WRITTEN REQUEST ▸
Check each line of the material. Copy those containing "this".
● ● ● ●
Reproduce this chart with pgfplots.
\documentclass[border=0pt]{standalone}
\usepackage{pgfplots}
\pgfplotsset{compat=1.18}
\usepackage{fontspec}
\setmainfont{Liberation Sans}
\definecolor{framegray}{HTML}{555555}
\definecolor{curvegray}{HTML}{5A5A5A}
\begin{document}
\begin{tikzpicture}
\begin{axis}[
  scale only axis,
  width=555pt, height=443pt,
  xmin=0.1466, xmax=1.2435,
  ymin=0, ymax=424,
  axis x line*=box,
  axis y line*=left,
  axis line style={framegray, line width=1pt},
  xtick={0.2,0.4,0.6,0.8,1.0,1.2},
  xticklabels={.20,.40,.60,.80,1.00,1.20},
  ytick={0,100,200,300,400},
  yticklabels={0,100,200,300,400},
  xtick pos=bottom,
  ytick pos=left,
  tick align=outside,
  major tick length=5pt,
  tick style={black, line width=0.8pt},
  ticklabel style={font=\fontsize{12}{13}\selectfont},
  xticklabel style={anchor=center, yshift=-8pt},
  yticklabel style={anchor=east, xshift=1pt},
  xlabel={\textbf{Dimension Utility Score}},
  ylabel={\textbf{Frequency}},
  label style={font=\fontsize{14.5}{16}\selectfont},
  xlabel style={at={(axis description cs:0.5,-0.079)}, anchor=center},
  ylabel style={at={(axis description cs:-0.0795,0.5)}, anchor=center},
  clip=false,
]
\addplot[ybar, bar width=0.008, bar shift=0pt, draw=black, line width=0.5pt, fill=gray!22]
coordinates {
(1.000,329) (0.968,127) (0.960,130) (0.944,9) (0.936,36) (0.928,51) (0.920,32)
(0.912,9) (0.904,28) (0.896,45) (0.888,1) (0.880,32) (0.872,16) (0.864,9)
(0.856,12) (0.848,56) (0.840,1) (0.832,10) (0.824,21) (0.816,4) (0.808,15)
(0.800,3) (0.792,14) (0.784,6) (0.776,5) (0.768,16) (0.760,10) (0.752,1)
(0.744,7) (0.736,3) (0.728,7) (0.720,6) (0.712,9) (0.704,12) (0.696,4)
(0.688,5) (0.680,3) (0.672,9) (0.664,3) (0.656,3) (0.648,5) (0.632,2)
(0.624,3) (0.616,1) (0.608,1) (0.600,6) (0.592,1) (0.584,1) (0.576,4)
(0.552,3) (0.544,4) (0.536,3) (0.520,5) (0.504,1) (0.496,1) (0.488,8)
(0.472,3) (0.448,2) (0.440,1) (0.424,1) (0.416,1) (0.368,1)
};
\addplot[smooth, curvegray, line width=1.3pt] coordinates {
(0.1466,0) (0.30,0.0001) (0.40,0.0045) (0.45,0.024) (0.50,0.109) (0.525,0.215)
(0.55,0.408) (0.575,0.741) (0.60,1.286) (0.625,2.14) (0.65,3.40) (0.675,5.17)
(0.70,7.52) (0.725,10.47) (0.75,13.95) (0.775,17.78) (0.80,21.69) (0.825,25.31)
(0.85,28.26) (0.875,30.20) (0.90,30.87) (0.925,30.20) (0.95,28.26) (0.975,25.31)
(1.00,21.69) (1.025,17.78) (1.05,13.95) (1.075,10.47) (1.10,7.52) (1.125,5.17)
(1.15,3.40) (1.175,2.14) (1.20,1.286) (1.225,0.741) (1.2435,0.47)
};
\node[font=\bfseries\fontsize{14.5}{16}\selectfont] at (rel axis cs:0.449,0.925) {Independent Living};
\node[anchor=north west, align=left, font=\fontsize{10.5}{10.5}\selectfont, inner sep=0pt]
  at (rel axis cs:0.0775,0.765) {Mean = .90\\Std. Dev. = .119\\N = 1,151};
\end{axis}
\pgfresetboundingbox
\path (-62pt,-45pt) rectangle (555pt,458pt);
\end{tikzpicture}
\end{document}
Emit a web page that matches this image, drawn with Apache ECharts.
● ● ● ●
SOLVED PROBLEM ▸
Reproduce this chart with pgfplots.
Emit a web page that matches this image, drawn with Apache ECharts.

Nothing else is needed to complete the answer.